Detroit Tigers
- Shortstop
- Born: December 21, 2006 (age 19) Tampa, Florida, U.S.
- Bats: LeftThrows: Right

= Jordan Yost =

American baseball player (born 2006)

Jordan Lee Yost (born December 21, 2006) is an American professional baseball shortstop in the Detroit Tigers organization. He was selected by the Tigers in the first round of the 2025 MLB draft.

==Amateur career==
Yost attended Sickles High School in Citrus Park, Florida. As a senior in 2025, he batted .420 with four home runs and 26 RBI. After the season, he participated in the MLB Draft Combine at Chase Field. He committed to play college baseball at the University of Florida.

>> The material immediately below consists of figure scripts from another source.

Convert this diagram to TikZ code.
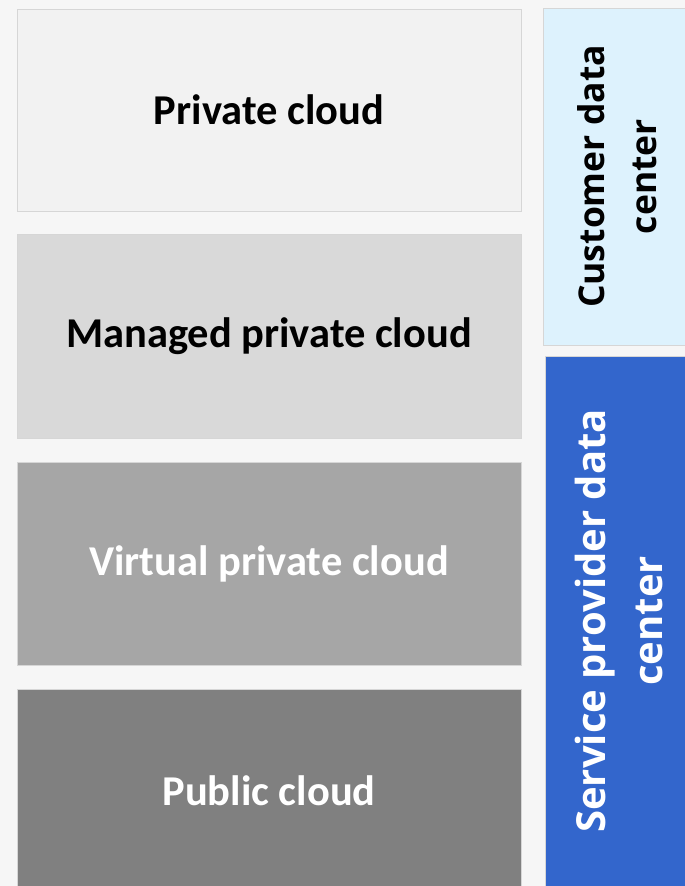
\documentclass[tikz,border=0pt]{standalone}
\usepackage{fontspec}
\setmainfont{Carlito}
\newfontfamily\osans{Open Sans}
\definecolor{bgc}{HTML}{F6F6F6}
\definecolor{bd}{HTML}{D6D6D6}
\definecolor{ca}{HTML}{F2F2F2}
\definecolor{cb}{HTML}{D9D9D9}
\definecolor{cc}{HTML}{A6A6A6}
\definecolor{cd}{HTML}{808080}
\definecolor{lblue}{HTML}{DDF2FD}
\definecolor{dblue}{HTML}{3366CC}
\tikzset{
  cloudbox/.style={draw=bd, line width=1pt, inner sep=0pt, outer sep=0pt,
    minimum width=504pt, font=\fontsize{42.5}{50}\selectfont\bfseries},
  sidebox/.style={draw=bd, line width=1pt, inner sep=0pt, outer sep=0pt, minimum width=148pt},
  sidetext/.style={rotate=90, align=center, inner sep=0pt}
}
\begin{document}
\begin{tikzpicture}[x=1pt,y=-1pt]
\useasboundingbox (0,0) rectangle (685,886);
\clip (0,0) rectangle (685,886);
\fill[bgc] (0,0) rectangle (685,886);
\node[cloudbox, fill=ca, minimum height=202pt, text=black] (pc) at (269,110) {Private cloud};
\node[cloudbox, fill=cb, minimum height=204pt, text=black] (mpc) at (269,336) {Managed private cloud};
\node[cloudbox, fill=cc, minimum height=203pt, text=white] (vpc) at (269,563.5) {Virtual private cloud};
\node[cloudbox, fill=cd, minimum height=204pt, text=white] (pub) at (269,791) {Public cloud};
\node[sidebox, fill=lblue, minimum height=337pt] (cdc) at (617,176.5) {};
\node[sidebox, fill=dblue, minimum height=540pt] (spdc) at (619,626) {};
\node[sidetext, text=black, font=\osans\fontsize{35.5}{52}\selectfont\bfseries] (cdct) at (617.5,176.5) {Customer data\\center};
\node[sidetext, text=white, font=\osans\fontsize{40}{57}\selectfont\bfseries] (spdct) at (619,621) {Service provider data\\center};
\end{tikzpicture}
\end{document}
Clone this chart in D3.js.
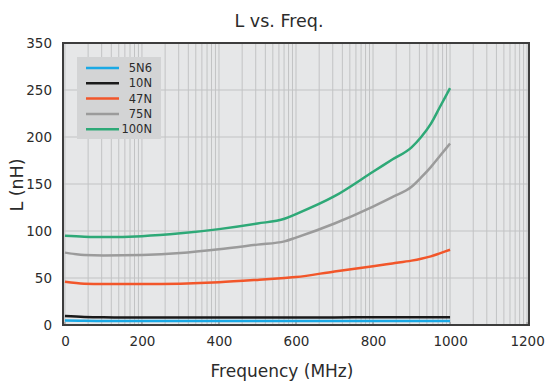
<!DOCTYPE html>
<html>
<head>
<meta charset="utf-8">
<script src="https://cdn.jsdelivr.net/npm/d3@7"></script>
<style>
  body { margin: 0; background: #fff; }
  text { font-family: "DejaVu Sans", sans-serif; fill: #2b2b2b; }
</style>
</head>
<body>
<script>
width = 551;
height = 381;
margin = { top: 43, right: 22, bottom: 56, left: 63 };

// frequency samples (MHz)
var freqs = [0, 50, 100, 200, 300, 400, 500, 570, 600, 700, 800, 850, 900, 925, 950, 975, 1000];

var series_names = ["5N6", "10N", "47N", "75N", "100N"];
var series_colors = ["#1aa9e5", "#1a1a1a", "#f2562a", "#9b9b9b", "#2ea977"];

// inductance (nH)
var l_5n6 = [4.8, 4.5, 4.3, 4.2, 4.2, 4.2, 4.2, 4.2, 4.2, 4.2, 4.2, 4.2, 4.2, 4.2, 4.2, 4.2, 4.2];
var l_10n = [9.5, 8.6, 8.2, 8.0, 8.0, 8.0, 8.0, 8.1, 8.1, 8.1, 8.2, 8.2, 8.2, 8.3, 8.3, 8.3, 8.3];
var l_47n = [46, 44, 43.5, 43.5, 44, 45.5, 48, 50, 51, 57, 62.5, 65.5, 68.5, 70.5, 73, 76.5, 80];
var l_75n = [77, 74.5, 74, 74.5, 76.5, 80.5, 85.5, 89, 93, 108, 126, 136, 147, 157, 168, 180.5, 193];
var l_100n = [95, 94, 93.5, 94.5, 97.5, 102, 108, 113, 118, 137, 163, 176, 189, 200, 214, 233, 252];
var all_series = [l_5n6, l_10n, l_47n, l_75n, l_100n];

var x_ticks = [0, 200, 400, 600, 800, 1000, 1200];
var y_ticks = [0, 50, 100, 150, 200, 250, 300];
var y_tick_labels = ["0", "50", "100", "150", "200", "250", "350"];

x = d3.scaleLinear().domain([-5, 1205]).range([margin.left, width - margin.right]);
y = d3.scaleLinear().domain([0, 300]).range([height - margin.bottom, margin.top]);

const svg = d3.select("body").append("svg")
  .attr("width", width)
  .attr("height", height);

// plot background
svg.append("rect")
  .attr("x", x.range()[0]).attr("y", y.range()[1])
  .attr("width", x.range()[1] - x.range()[0])
  .attr("height", y.range()[0] - y.range()[1])
  .attr("fill", "#e6e7e8");

// vertical grid: log-style minor lines inside each 200 MHz step
var grid_x = [];
for (var i = 0; i < 6; i++) {
  for (var k = 1; k <= 10; k++) {
    if (k == 10 && i < 5) continue;
    grid_x.push(200 * i + 200 * Math.log10(k));
  }
}
svg.append("g").attr("class", "grid-x")
  .selectAll("line").data(grid_x).join("line")
  .attr("x1", d => x(d)).attr("x2", d => x(d))
  .attr("y1", y.range()[0]).attr("y2", y.range()[1])
  .attr("stroke", "#c2c3c4").attr("stroke-width", 1);

svg.append("g").attr("class", "grid-y")
  .selectAll("line").data(y_ticks.slice(1, -1)).join("line")
  .attr("x1", x.range()[0]).attr("x2", x.range()[1])
  .attr("y1", d => y(d)).attr("y2", d => y(d))
  .attr("stroke", "#c2c3c4").attr("stroke-width", 1);

// axes
const xAxis = d3.axisBottom(x).tickValues(x_ticks)
  .tickFormat(d3.format("d")).tickSize(0).tickPadding(11);
const gX = svg.append("g")
  .attr("transform", `translate(0,${y.range()[0]})`)
  .call(xAxis);
gX.select(".domain").remove();
gX.selectAll("text").attr("font-size", 13.5).attr("fill", "#2b2b2b")
  .attr("font-family", "DejaVu Sans, sans-serif");

// small inward tick marks
svg.append("g").selectAll("line").data(x_ticks).join("line")
  .attr("x1", d => x(d)).attr("x2", d => x(d))
  .attr("y1", y.range()[0]).attr("y2", y.range()[0] - 3)
  .attr("stroke", "#888");

const yAxis = d3.axisLeft(y).tickValues(y_ticks)
  .tickFormat((d, i) => y_tick_labels[i]).tickSize(0).tickPadding(11);
const gY = svg.append("g")
  .attr("transform", `translate(${x.range()[0]},0)`)
  .call(yAxis);
gY.select(".domain").remove();
gY.selectAll("text").attr("font-size", 13.5).attr("fill", "#2b2b2b")
  .attr("font-family", "DejaVu Sans, sans-serif");

// curves
const line = d3.line()
  .x((d, i) => x(freqs[i]))
  .y(d => y(d))
  .curve(d3.curveMonotoneX);

svg.append("g").attr("class", "curves")
  .selectAll("path").data(all_series).join("path")
  .attr("d", d => line(d))
  .attr("fill", "none")
  .attr("stroke", (d, i) => series_colors[i])
  .attr("stroke-width", 2.5);

// frame
svg.append("rect")
  .attr("x", x.range()[0]).attr("y", y.range()[1])
  .attr("width", x.range()[1] - x.range()[0])
  .attr("height", y.range()[0] - y.range()[1])
  .attr("fill", "none")
  .attr("stroke", "#3d3d3d").attr("stroke-width", 2);

// legend
const legend = svg.append("g").attr("class", "legend");
legend.append("rect")
  .attr("x", 77).attr("y", 57).attr("width", 84).attr("height", 82)
  .attr("fill", "#d3d4d5");
const rows = legend.selectAll("g.row").data(series_names).join("g")
  .attr("class", "row")
  .attr("transform", (d, i) => `translate(0,${68 + i * 15.3})`);
rows.append("line")
  .attr("x1", 86).attr("x2", 119)
  .attr("stroke", (d, i) => series_colors[i])
  .attr("stroke-width", 2.5);
rows.append("text")
  .attr("x", 152).attr("dy", "0.36em")
  .attr("text-anchor", "end")
  .attr("font-size", 11.5)
  .text(d => d);

// titles
svg.append("text")
  .attr("x", 279).attr("y", 27)
  .attr("text-anchor", "middle")
  .attr("font-size", 17.5)
  .text("L vs. Freq.");

svg.append("text")
  .attr("x", 282).attr("y", 377)
  .attr("text-anchor", "middle")
  .attr("font-size", 17)
  .text("Frequency (MHz)");

svg.append("text")
  .attr("transform", "translate(23,185) rotate(-90)")
  .attr("text-anchor", "middle")
  .attr("font-size", 17.5)
  .text("L (nH)");
</script>
</body>
</html>
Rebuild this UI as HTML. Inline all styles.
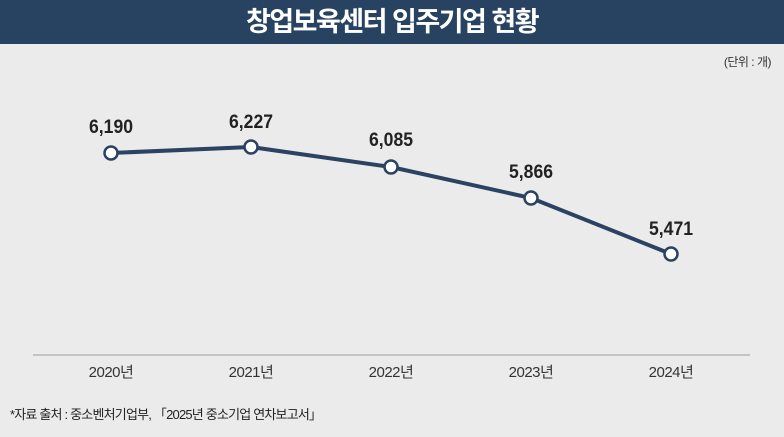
<!DOCTYPE html>
<html><head><meta charset="utf-8"><style>
body{margin:0;width:784px;height:437px;background:#ebebeb;font-family:"Liberation Sans","Noto Sans CJK KR",sans-serif;overflow:hidden;position:relative}
.h{position:absolute;left:0;top:0;width:784px;height:44px;background:#284362;color:#fff;font-size:27px;font-weight:bold;text-align:center;line-height:44px;letter-spacing:-1.5px}
</style></head><body>
<div class="h">창업보육센터 입주기업 현황</div>
<svg width="784" height="437" style="position:absolute;left:0;top:0" font-family="Liberation Sans, Noto Sans CJK KR, sans-serif">
<text x="771" y="66" font-size="12" text-anchor="end" fill="#333" letter-spacing="-0.5">(단위 : 개)</text>
<line x1="33" y1="355" x2="750" y2="355" stroke="#c4c4c4" stroke-width="2"/>
<polyline points="111,153 251,147 391,167 531,198 671,254" fill="none" stroke="#2b4262" stroke-width="4"/>
<g fill="#fff" stroke="#2b4262" stroke-width="2.5">
<circle cx="111" cy="153" r="6.5"/><circle cx="251" cy="147" r="6.5"/><circle cx="391" cy="167" r="6.5"/><circle cx="531" cy="198" r="6.5"/><circle cx="671" cy="254" r="6.5"/></g>
<g font-size="19" font-weight="bold" fill="#222" text-anchor="middle">
<text x="111" y="133" textLength="44" lengthAdjust="spacingAndGlyphs">6,190</text><text x="251" y="128" textLength="44" lengthAdjust="spacingAndGlyphs">6,227</text><text x="391" y="146" textLength="44" lengthAdjust="spacingAndGlyphs">6,085</text><text x="531" y="178" textLength="44" lengthAdjust="spacingAndGlyphs">5,866</text><text x="671" y="235" textLength="44" lengthAdjust="spacingAndGlyphs">5,471</text></g>
<g font-size="15" fill="#333" text-anchor="middle" letter-spacing="-0.5">
<text x="111" y="377">2020년</text><text x="251" y="377">2021년</text><text x="391" y="377">2022년</text><text x="531" y="377">2023년</text><text x="671" y="377">2024년</text></g>
<text x="10" y="419" font-size="13" fill="#222" letter-spacing="-0.8">*자료 출처 : 중소벤처기업부, 「2025년 중소기업 연차보고서」</text>
</svg>
</body></html>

The day of the draft, Perfect Game Baseball ranked him the 65th best player in the country, while being third best player and best shortstop in Florida.

==Professional career==
Yost was selected by the Detroit Tigers in the first round with the 24th overall selection in the 2025 Major League Baseball draft. On July 18, 2025, Yost signed with the Tigers for a signing bonus of $3.2 million.

Yost made his professional debut in 2026 with the Single-A Lakeland Flying Tigers. He played the entirety of the season with Lakeland and batted .252 with four home runs, 31 RBI, and 18 stolen bases across 83 games.

==Personal life==
Yoga’s brother, Hayden, is an outfielder in the Seattle Mariners organization.